The troubles, which Ms James said have been long cloaked by loyal lieutenants and a pass-through payment arrangement with a vendor, started to come to light as the NRA's deficit piled up and it struggled to find its footing after a spate of mass shootings eroded support for its pro-gun agenda.
Responding to the announcement, President Trump said: "That's a very terrible thing that just happened. I think the NRA should move to Texas and lead a very good and beautiful life."
President Trump responds to New York AG's lawsuit looking to dissolve the NRA for years of alleged financial schemes: "That's a very terrible thing that just happened. I think the NRA should move to Texas and lead a very good and beautiful life." https://t.co/yHU8ulrU7v pic.twitter.com/tLPTgdB6SX
— CBS News (@CBSNews) August 6, 2020
The organisation went from a nearly 28 million dollars (£21.3 million) surplus in 2015 to a 36 million dollars (£27.4 million) deficit in 2018.
Ms James, a Democrat, argued the organisation's prominence and cosy political relationships lulled it into a sense of invincibility and enabled a culture where non-profit rules were routinely flouted and state and federal laws were violated.
Even the NRA's own bylaws and employee handbook were ignored, she said.
"The NRA's influence has been so powerful that the organisation went unchecked for decades while top executives funnelled millions into their own pockets," Ms James said in a statement announcing the lawsuit.
"The NRA is fraught with fraud and abuse, which is why today we seek to dissolve the NRA, because no organisation is above the law."
A spokesman for the NRA's legal team had no immediate comment.
Ms James is taking aim at the NRA after her office last year dismantled US President Donald Trump's charitable foundation and fined him two million dollars (£1.5 million) to settle allegations he used donations meant for worthy causes to further his own business and political interests.
Though it has its headquarters in Virginia, the NRA was chartered as a non-profit organisation in New York in 1871 and continues to be incorporated in the state.
The Washington DC attorney general has been investigating the NRA Foundation for more than a year.

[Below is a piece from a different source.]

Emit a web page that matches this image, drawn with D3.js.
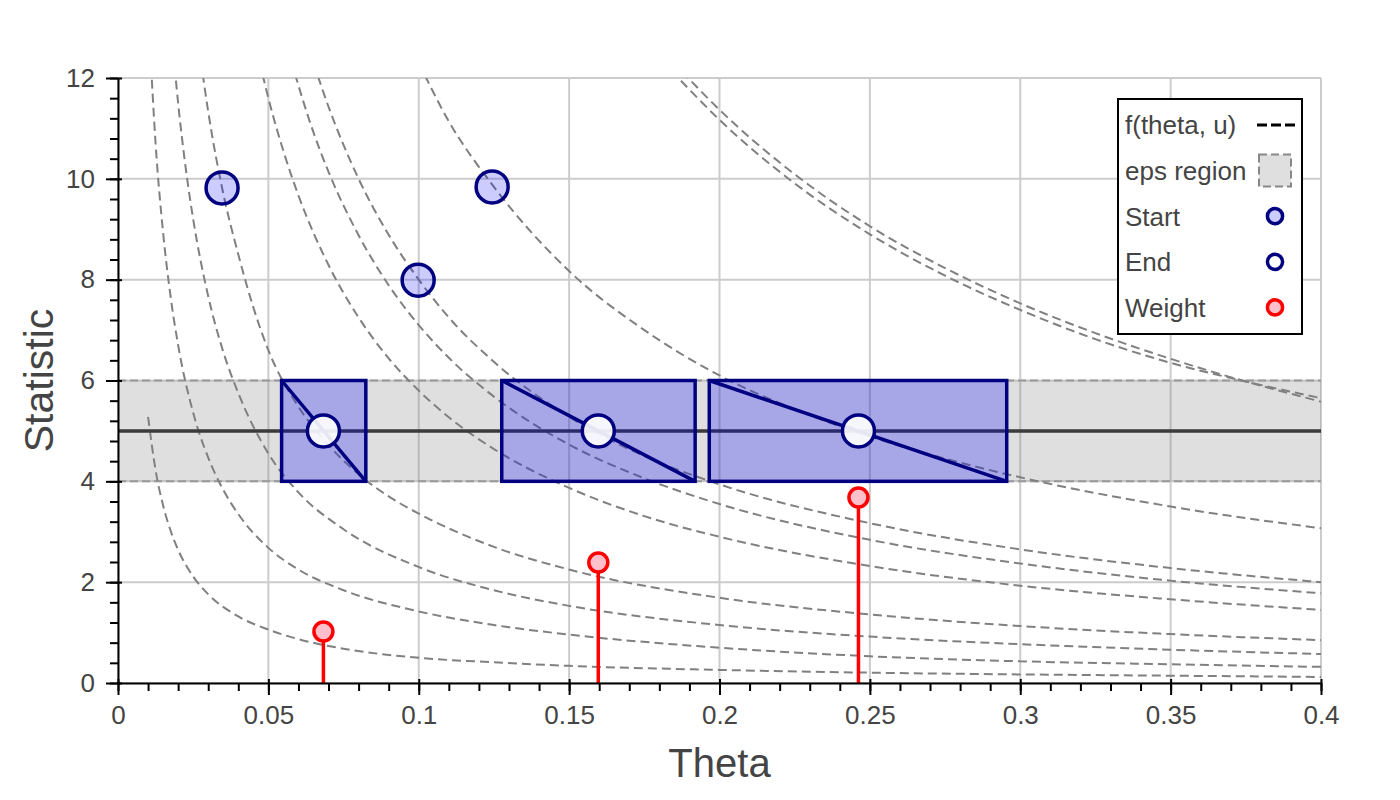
<!DOCTYPE html>
<html>
<head>
<meta charset="utf-8">
<script src="https://cdn.jsdelivr.net/npm/d3@7"></script>
<style>
  body { margin: 0; background: #fff; }
  text { font-family: "Liberation Sans", Arial, Helvetica, sans-serif; }
</style>
</head>
<body>
<div id="container"></div>
<script>
/**
 * CONSTANTS AND GLOBALS
 * */
const width = 1400,
  height = 800,
  margin = { top: 78, bottom: 117, left: 118, right: 79 };

let svg;

/**
 * DATA
 * */
const thetaDomain = [0, 0.4];
const statDomain = [0, 12];
const xTickValues = [0, 0.05, 0.1, 0.15, 0.2, 0.25, 0.3, 0.35, 0.4];
const yTickValues = [0, 2, 4, 6, 8, 10, 12];

const epsBand = [4, 6];
const targetStat = 5;

// f(theta, u) curves, [theta, statistic]
const curveA = [[0.01, 5.28], [0.0125, 4.22], [0.015, 3.52], [0.0175, 3.02], [0.02, 2.64], [0.025, 2.11], [0.03, 1.76], [0.04, 1.32], [0.05, 1.06], [0.06, 0.87], [0.075, 0.68], [0.1, 0.5], [0.125, 0.41], [0.15, 0.34], [0.2, 0.26], [0.25, 0.205], [0.3, 0.17], [0.35, 0.145], [0.4, 0.12]];
const curveB = [[0.0105, 12.8], [0.0125, 10.7], [0.015, 8.93], [0.0175, 7.66], [0.02, 6.7], [0.025, 5.36], [0.03, 4.47], [0.035, 3.83], [0.04, 3.35], [0.05, 2.68], [0.06, 2.25], [0.075, 1.84], [0.1, 1.42], [0.125, 1.15], [0.15, 0.96], [0.2, 0.7], [0.25, 0.53], [0.3, 0.43], [0.35, 0.37], [0.4, 0.32]];
const curveC = [[0.018, 12.78], [0.02, 11.5], [0.0225, 10.22], [0.025, 9.2], [0.03, 7.67], [0.035, 6.57], [0.04, 5.75], [0.05, 4.55], [0.06, 3.78], [0.075, 3.05], [0.1, 2.3], [0.125, 1.84], [0.15, 1.53], [0.2, 1.15], [0.25, 0.92], [0.3, 0.77], [0.35, 0.66], [0.4, 0.575]];
const curveD = [[0.0275, 12.36], [0.03, 11.33], [0.035, 9.71], [0.04, 8.5], [0.045, 7.45], [0.05, 6.6], [0.06, 5.48], [0.07, 4.72], [0.08, 4.14], [0.09, 3.7], [0.1, 3.36], [0.125, 2.7], [0.15, 2.25], [0.2, 1.69], [0.25, 1.36], [0.3, 1.13], [0.35, 0.97], [0.4, 0.85]];
const curveE = [[0.047, 12.34], [0.05, 11.6], [0.055, 10.55], [0.06, 9.67], [0.07, 8.29], [0.08, 7.25], [0.09, 6.44], [0.1, 5.8], [0.11, 5.27], [0.125, 4.64], [0.15, 3.87], [0.175, 3.31], [0.2, 2.9], [0.25, 2.32], [0.3, 1.93], [0.35, 1.66], [0.4, 1.45]];
const curveF = [[0.0575, 12.35], [0.065, 10.92], [0.07, 10.14], [0.08, 8.88], [0.09, 7.89], [0.1, 7.1], [0.11, 6.45], [0.125, 5.68], [0.15, 4.73], [0.175, 4.06], [0.2, 3.55], [0.25, 2.84], [0.3, 2.37], [0.35, 2.03], [0.4, 1.78]];
const curveG = [[0.065, 12.3], [0.07, 11.43], [0.08, 10.0], [0.09, 8.89], [0.1, 8.0], [0.11, 7.25], [0.125, 6.37], [0.15, 5.28], [0.175, 4.5], [0.2, 3.94], [0.25, 3.17], [0.3, 2.65], [0.35, 2.28], [0.4, 2.0]];
const curveI = [[0.1, 12.3], [0.11, 11.14], [0.125, 9.84], [0.15, 8.17], [0.175, 7.0], [0.2, 6.1], [0.225, 5.43], [0.25, 4.89], [0.275, 4.45], [0.3, 4.08], [0.35, 3.5], [0.4, 3.07]];
const curveJ = [[0.184, 12.15], [0.19, 11.77], [0.2, 11.17], [0.225, 9.91], [0.25, 8.9], [0.275, 8.08], [0.3, 7.4], [0.325, 6.82], [0.35, 6.35], [0.375, 5.98], [0.4, 5.65]];
const curveK = [[0.1875, 12.13], [0.2, 11.37], [0.225, 10.09], [0.25, 9.06], [0.275, 8.23], [0.3, 7.53], [0.325, 6.94], [0.35, 6.43], [0.375, 5.98], [0.4, 5.58]];
const fCurves = [curveA, curveB, curveC, curveD, curveE, curveF, curveG, curveI, curveJ, curveK];

// start points
const startTheta = [0.0346, 0.0998, 0.1244];
const startStat = [9.82, 7.99, 9.84];

// end points and their boxes
const endTheta = [0.0683, 0.1597, 0.2462];
const endStat = [5, 5, 5];
const boxLeft = [0.0544, 0.1276, 0.1966];
const boxRight = [0.0824, 0.1919, 0.2955];

// weights
const weightValue = [1.02, 2.39, 3.68];

const legendLabels = ["f(theta, u)", "eps region", "Start", "End", "Weight"];

/**
 * SCALES
 * */
const x = d3.scaleLinear().domain(thetaDomain).range([margin.left, width - margin.right]);
const y = d3.scaleLinear().domain(statDomain).range([height - margin.bottom, margin.top]);

const navy = "#000080";
const markStroke = 3.5;

/**
 * DRAW
 * */
svg = d3.select("#container")
  .append("svg")
  .attr("width", width)
  .attr("height", height);

svg.append("defs").append("clipPath")
  .attr("id", "plot-clip")
  .append("rect")
  .attr("x", x(0))
  .attr("y", y(12))
  .attr("width", x(0.4) - x(0))
  .attr("height", y(0) - y(12));

// grid
const grid = svg.append("g");
grid.selectAll("line.vgrid")
  .data(xTickValues)
  .join("line")
  .attr("class", "vgrid")
  .attr("x1", d => x(d)).attr("x2", d => x(d))
  .attr("y1", y(12)).attr("y2", y(0))
  .attr("stroke", "#cccccc")
  .attr("stroke-width", 2);
grid.selectAll("line.hgrid")
  .data(yTickValues)
  .join("line")
  .attr("class", "hgrid")
  .attr("x1", x(0)).attr("x2", x(0.4))
  .attr("y1", d => y(d)).attr("y2", d => y(d))
  .attr("stroke", "#cccccc")
  .attr("stroke-width", 2);

// eps band
svg.append("rect")
  .attr("x", x(0))
  .attr("y", y(epsBand[1]))
  .attr("width", x(0.4) - x(0))
  .attr("height", y(epsBand[0]) - y(epsBand[1]))
  .attr("fill", "gray")
  .attr("fill-opacity", 0.25);
svg.selectAll("line.band-edge")
  .data(epsBand)
  .join("line")
  .attr("class", "band-edge")
  .attr("x1", x(0)).attr("x2", x(0.4))
  .attr("y1", d => y(d)).attr("y2", d => y(d))
  .attr("stroke", "#999")
  .attr("stroke-width", 2)
  .attr("stroke-dasharray", "8,4");

// curves
const line = d3.line()
  .x(d => x(d[0]))
  .y(d => y(d[1]))
  .curve(d3.curveMonotoneX);

svg.append("g")
  .attr("clip-path", "url(#plot-clip)")
  .selectAll("path.fcurve")
  .data(fCurves)
  .join("path")
  .attr("class", "fcurve")
  .attr("d", line)
  .attr("fill", "none")
  .attr("stroke", "#808080")
  .attr("stroke-width", 2)
  .attr("stroke-dasharray", "9,5");

// target line
svg.append("line")
  .attr("x1", x(0)).attr("x2", x(0.4))
  .attr("y1", y(targetStat)).attr("y2", y(targetStat))
  .attr("stroke", "#3a3a3a")
  .attr("stroke-width", 3.5);

// boxes + diagonals
const boxIdx = d3.range(boxLeft.length);
svg.selectAll("rect.box")
  .data(boxIdx)
  .join("rect")
  .attr("class", "box")
  .attr("x", i => x(boxLeft[i]))
  .attr("y", y(epsBand[1]))
  .attr("width", i => x(boxRight[i]) - x(boxLeft[i]))
  .attr("height", y(epsBand[0]) - y(epsBand[1]))
  .attr("fill", "blue")
  .attr("fill-opacity", 0.25)
  .attr("stroke", navy)
  .attr("stroke-width", markStroke);
svg.selectAll("line.diag")
  .data(boxIdx)
  .join("line")
  .attr("class", "diag")
  .attr("x1", i => x(boxLeft[i])).attr("y1", y(epsBand[1]))
  .attr("x2", i => x(boxRight[i])).attr("y2", y(epsBand[0]))
  .attr("stroke", navy)
  .attr("stroke-width", markStroke);

// weights
svg.selectAll("line.stem")
  .data(boxIdx)
  .join("line")
  .attr("class", "stem")
  .attr("x1", i => x(endTheta[i])).attr("x2", i => x(endTheta[i]))
  .attr("y1", y(0)).attr("y2", i => y(weightValue[i]))
  .attr("stroke", "red")
  .attr("stroke-width", markStroke);
svg.selectAll("circle.weight")
  .data(boxIdx)
  .join("circle")
  .attr("class", "weight")
  .attr("cx", i => x(endTheta[i]))
  .attr("cy", i => y(weightValue[i]))
  .attr("r", 9.5)
  .attr("fill", "pink")
  .attr("stroke", "red")
  .attr("stroke-width", markStroke);

// start points
svg.selectAll("circle.start")
  .data(d3.range(startTheta.length))
  .join("circle")
  .attr("class", "start")
  .attr("cx", i => x(startTheta[i]))
  .attr("cy", i => y(startStat[i]))
  .attr("r", 16)
  .attr("fill", "blue")
  .attr("fill-opacity", 0.2)
  .attr("stroke", navy)
  .attr("stroke-width", markStroke);

// end points
svg.selectAll("circle.end")
  .data(boxIdx)
  .join("circle")
  .attr("class", "end")
  .attr("cx", i => x(endTheta[i]))
  .attr("cy", i => y(endStat[i]))
  .attr("r", 16)
  .attr("fill", "white")
  .attr("fill-opacity", 0.9)
  .attr("stroke", navy)
  .attr("stroke-width", markStroke);

// axes
const xAxis = d3.axisBottom(x)
  .tickValues(xTickValues)
  .tickFormat(d3.format("~g"))
  .tickSizeInner(12)
  .tickSizeOuter(0)
  .tickPadding(11);
const gx = svg.append("g")
  .attr("transform", `translate(0,${y(0)})`)
  .call(xAxis);
gx.selectAll(".tick line").attr("y1", -4).attr("stroke-width", 2);
gx.select(".domain").attr("stroke-width", 2);
gx.selectAll("text").attr("font-size", 26).attr("fill", "#444");

const gxMinor = svg.append("g")
  .attr("transform", `translate(0,${y(0)})`)
  .call(d3.axisBottom(x).tickValues(d3.range(0, 0.4001, 0.01)).tickSize(8).tickFormat(""));
gxMinor.select(".domain").remove();
gxMinor.selectAll(".tick line").attr("stroke-width", 2);

const yAxis = d3.axisLeft(y)
  .tickValues(yTickValues)
  .tickSizeInner(12)
  .tickSizeOuter(0)
  .tickPadding(11);
const gy = svg.append("g")
  .attr("transform", `translate(${x(0)},0)`)
  .call(yAxis);
gy.selectAll(".tick line").attr("x1", 4).attr("stroke-width", 2);
gy.select(".domain").attr("stroke-width", 2);
gy.selectAll("text").attr("font-size", 26).attr("fill", "#444");

const gyMinor = svg.append("g")
  .attr("transform", `translate(${x(0)},0)`)
  .call(d3.axisLeft(y).tickValues(d3.range(0, 12.001, 0.4)).tickSize(8).tickFormat(""));
gyMinor.select(".domain").remove();
gyMinor.selectAll(".tick line").attr("stroke-width", 2);

// axis labels
svg.append("text")
  .attr("x", (x(0) + x(0.4)) / 2)
  .attr("y", 777)
  .attr("text-anchor", "middle")
  .attr("font-size", 40)
  .attr("fill", "#444")
  .text("Theta");
svg.append("text")
  .attr("transform", `translate(53,${(y(0) + y(12)) / 2}) rotate(-90)`)
  .attr("text-anchor", "middle")
  .attr("font-size", 41)
  .attr("fill", "#444")
  .text("Statistic");

// legend
const legend = svg.append("g");
legend.append("rect")
  .attr("x", 1118).attr("y", 99)
  .attr("width", 184).attr("height", 235)
  .attr("fill", "white")
  .attr("stroke", "black")
  .attr("stroke-width", 2);

const rowY = i => 125 + i * 45.6;
const glyphX = 1275;

legend.selectAll("text")
  .data(legendLabels)
  .join("text")
  .attr("x", 1125)
  .attr("y", (d, i) => rowY(i))
  .attr("dy", "0.36em")
  .attr("font-size", 26)
  .attr("fill", "#444")
  .text(d => d);

legend.append("line")
  .attr("x1", 1257).attr("x2", 1296)
  .attr("y1", rowY(0)).attr("y2", rowY(0))
  .attr("stroke", "black")
  .attr("stroke-width", 3)
  .attr("stroke-dasharray", "10,4");
legend.append("rect")
  .attr("x", glyphX - 16).attr("y", rowY(1) - 16)
  .attr("width", 32).attr("height", 32)
  .attr("fill", "gray").attr("fill-opacity", 0.25)
  .attr("stroke", "#888").attr("stroke-width", 2)
  .attr("stroke-dasharray", "8,4");
legend.append("circle")
  .attr("cx", glyphX).attr("cy", rowY(2)).attr("r", 7.6)
  .attr("fill", "blue").attr("fill-opacity", 0.2)
  .attr("stroke", navy).attr("stroke-width", markStroke);
legend.append("circle")
  .attr("cx", glyphX).attr("cy", rowY(3)).attr("r", 7.6)
  .attr("fill", "white")
  .attr("stroke", navy).attr("stroke-width", markStroke);
legend.append("circle")
  .attr("cx", glyphX).attr("cy", rowY(4)).attr("r", 7.6)
  .attr("fill", "pink")
  .attr("stroke", "red").attr("stroke-width", markStroke);
</script>
</body>
</html>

It said its investigation determined low membership and lavish spending left the NRA with financial problems and so it exploited the foundation to remain afloat.

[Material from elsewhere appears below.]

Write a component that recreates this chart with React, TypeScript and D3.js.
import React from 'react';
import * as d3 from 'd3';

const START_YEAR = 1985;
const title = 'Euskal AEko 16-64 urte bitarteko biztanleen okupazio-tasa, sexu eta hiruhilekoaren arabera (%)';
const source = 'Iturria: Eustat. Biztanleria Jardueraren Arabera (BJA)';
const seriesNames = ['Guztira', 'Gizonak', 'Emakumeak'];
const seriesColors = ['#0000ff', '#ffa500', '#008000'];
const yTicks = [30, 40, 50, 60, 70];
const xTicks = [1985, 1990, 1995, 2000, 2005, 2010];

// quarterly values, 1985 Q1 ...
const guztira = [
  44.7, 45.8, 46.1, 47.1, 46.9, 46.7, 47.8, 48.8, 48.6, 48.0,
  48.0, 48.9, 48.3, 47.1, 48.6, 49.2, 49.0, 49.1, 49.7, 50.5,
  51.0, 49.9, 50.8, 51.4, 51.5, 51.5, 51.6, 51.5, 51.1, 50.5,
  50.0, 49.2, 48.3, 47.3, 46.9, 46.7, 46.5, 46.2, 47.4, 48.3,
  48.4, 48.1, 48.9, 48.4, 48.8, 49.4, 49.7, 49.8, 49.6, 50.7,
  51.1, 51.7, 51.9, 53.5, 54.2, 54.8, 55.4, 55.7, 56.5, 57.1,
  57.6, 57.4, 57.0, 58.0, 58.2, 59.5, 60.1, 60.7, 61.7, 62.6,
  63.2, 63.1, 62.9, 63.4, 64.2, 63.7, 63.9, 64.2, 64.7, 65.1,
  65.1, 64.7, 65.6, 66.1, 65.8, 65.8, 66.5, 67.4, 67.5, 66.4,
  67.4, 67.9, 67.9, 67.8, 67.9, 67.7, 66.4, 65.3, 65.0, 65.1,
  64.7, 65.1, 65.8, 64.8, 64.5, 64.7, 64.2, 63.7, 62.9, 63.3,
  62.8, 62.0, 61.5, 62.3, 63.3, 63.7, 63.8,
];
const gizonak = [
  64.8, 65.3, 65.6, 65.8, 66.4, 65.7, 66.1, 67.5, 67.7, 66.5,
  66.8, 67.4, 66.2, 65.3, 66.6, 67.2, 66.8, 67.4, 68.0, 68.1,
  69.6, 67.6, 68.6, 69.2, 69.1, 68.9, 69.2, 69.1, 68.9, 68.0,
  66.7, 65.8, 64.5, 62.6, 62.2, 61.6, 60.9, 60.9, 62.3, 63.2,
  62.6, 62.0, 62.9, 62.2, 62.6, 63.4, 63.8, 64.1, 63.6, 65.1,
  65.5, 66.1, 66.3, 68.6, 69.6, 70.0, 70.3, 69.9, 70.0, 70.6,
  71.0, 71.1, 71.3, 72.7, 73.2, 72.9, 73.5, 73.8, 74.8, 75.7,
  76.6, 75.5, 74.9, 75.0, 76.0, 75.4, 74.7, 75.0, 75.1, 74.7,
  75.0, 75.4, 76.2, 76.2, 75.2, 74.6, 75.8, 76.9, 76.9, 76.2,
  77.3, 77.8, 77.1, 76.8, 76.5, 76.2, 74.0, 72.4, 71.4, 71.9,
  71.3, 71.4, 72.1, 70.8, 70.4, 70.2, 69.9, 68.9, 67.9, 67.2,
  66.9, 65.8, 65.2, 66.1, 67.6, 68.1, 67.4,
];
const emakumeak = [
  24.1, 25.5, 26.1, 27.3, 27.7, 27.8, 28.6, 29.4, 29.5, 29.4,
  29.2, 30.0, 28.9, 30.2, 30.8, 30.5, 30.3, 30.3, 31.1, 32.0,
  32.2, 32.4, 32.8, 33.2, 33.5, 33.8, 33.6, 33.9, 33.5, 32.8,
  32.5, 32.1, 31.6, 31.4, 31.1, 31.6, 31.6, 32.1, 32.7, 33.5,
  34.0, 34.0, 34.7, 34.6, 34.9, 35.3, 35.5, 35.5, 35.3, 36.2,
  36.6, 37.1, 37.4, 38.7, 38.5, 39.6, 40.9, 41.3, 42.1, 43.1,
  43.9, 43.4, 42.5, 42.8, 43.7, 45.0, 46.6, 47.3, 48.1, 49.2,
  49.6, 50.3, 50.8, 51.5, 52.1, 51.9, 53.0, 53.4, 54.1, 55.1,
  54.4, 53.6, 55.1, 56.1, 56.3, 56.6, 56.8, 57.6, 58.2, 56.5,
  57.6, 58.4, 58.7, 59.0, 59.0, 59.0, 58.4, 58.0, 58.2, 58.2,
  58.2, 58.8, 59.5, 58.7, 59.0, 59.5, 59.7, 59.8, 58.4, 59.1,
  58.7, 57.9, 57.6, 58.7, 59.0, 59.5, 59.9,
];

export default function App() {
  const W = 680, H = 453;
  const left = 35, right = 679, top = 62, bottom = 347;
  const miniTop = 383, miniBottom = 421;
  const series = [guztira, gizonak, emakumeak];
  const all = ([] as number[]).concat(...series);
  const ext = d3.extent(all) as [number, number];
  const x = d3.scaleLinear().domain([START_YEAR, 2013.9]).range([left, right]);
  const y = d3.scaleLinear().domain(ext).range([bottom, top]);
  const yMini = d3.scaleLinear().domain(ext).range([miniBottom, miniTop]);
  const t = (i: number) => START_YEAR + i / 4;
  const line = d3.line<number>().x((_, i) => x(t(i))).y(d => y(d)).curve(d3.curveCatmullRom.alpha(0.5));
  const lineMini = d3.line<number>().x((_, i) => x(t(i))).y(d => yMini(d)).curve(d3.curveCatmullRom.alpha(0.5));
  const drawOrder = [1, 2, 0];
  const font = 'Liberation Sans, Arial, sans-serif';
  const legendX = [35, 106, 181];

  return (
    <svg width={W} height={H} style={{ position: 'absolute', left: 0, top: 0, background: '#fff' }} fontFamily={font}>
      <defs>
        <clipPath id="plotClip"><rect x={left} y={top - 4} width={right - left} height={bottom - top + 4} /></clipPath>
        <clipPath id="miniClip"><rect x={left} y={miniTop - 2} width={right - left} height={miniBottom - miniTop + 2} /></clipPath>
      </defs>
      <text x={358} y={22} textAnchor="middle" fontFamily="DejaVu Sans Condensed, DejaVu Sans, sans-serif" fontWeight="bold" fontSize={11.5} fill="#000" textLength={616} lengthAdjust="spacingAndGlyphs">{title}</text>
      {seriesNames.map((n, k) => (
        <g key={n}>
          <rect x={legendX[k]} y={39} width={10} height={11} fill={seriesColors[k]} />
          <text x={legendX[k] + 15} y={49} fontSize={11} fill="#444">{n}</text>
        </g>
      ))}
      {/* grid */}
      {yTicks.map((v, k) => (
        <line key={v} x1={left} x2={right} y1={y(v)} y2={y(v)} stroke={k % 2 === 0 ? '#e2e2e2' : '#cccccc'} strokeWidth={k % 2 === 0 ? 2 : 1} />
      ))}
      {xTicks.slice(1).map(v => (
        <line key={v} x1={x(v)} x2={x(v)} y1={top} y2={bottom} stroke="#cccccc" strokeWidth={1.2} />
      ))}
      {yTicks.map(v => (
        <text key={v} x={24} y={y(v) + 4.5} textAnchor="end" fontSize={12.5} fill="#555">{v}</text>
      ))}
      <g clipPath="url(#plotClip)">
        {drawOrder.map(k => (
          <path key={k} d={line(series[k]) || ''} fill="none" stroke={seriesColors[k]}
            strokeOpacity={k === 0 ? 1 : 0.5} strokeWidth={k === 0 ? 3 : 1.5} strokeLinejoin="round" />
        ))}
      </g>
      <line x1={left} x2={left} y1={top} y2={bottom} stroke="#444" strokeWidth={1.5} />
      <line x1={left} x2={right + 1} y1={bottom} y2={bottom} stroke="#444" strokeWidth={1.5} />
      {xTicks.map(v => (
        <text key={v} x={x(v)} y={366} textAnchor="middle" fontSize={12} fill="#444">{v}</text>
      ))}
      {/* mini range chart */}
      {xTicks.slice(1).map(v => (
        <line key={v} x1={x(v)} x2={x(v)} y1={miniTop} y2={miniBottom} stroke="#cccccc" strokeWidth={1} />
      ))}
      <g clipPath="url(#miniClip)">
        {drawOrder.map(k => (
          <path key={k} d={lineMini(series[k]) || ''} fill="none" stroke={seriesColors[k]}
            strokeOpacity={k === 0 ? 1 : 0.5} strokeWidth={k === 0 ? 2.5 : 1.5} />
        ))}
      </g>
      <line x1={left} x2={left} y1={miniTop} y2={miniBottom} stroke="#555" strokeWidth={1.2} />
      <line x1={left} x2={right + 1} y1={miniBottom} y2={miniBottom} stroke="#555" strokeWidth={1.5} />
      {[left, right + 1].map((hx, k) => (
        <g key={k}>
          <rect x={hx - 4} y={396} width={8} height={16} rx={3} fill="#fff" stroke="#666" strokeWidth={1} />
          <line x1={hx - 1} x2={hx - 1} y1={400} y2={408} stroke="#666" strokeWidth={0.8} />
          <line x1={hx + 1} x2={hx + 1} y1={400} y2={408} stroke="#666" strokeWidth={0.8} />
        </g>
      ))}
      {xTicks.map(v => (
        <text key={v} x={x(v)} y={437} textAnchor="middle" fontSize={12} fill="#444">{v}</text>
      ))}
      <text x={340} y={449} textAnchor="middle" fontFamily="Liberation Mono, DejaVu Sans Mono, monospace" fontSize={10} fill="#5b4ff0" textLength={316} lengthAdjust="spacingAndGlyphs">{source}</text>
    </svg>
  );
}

The New York action names Mr LaPierre and three other current and former executives as defendants - corporate secretary and general counsel John Frazer, retired treasurer and chief financial officer Wilson Phillips and Mr LaPierre's former chief of staff Joshua Powell.
While the lawsuit accuses all four men of wrongdoing and seeks fines and remuneration, none of them have been charged with a crime.
Mr LaPierre, who has been in charge of the NRA's day-to-day operations since 1991, is accused of spending millions of dollars on private travel and personal security, accepting expensive gifts such as African safaris and use of a 107ft yacht.
He is also alleged to have set himself up with a 17 million dollars contract with the NRA, if he were to exit the organisation, without board approval.
The lawsuit said Mr LaPierre, 70, spent millions of the NRA's dollars on travel consultants, including luxury black car services and hundreds of thousands of dollars on private jet flights for himself and his family, including more than 500,000 dollars (£380,000) on eight trips to the Bahamas over a three-year span.
Some of the NRA's excess spending was kept secret, the lawsuit said, under an arrangement with the organisation's former advertising agency, Ackerman McQueen.
The advertising firm would pick up the tab for various expenses for Mr LaPierre and other NRA executives and then send a lump sum bill to the organisation for "out-of-pocket expenses," the lawsuit alleges.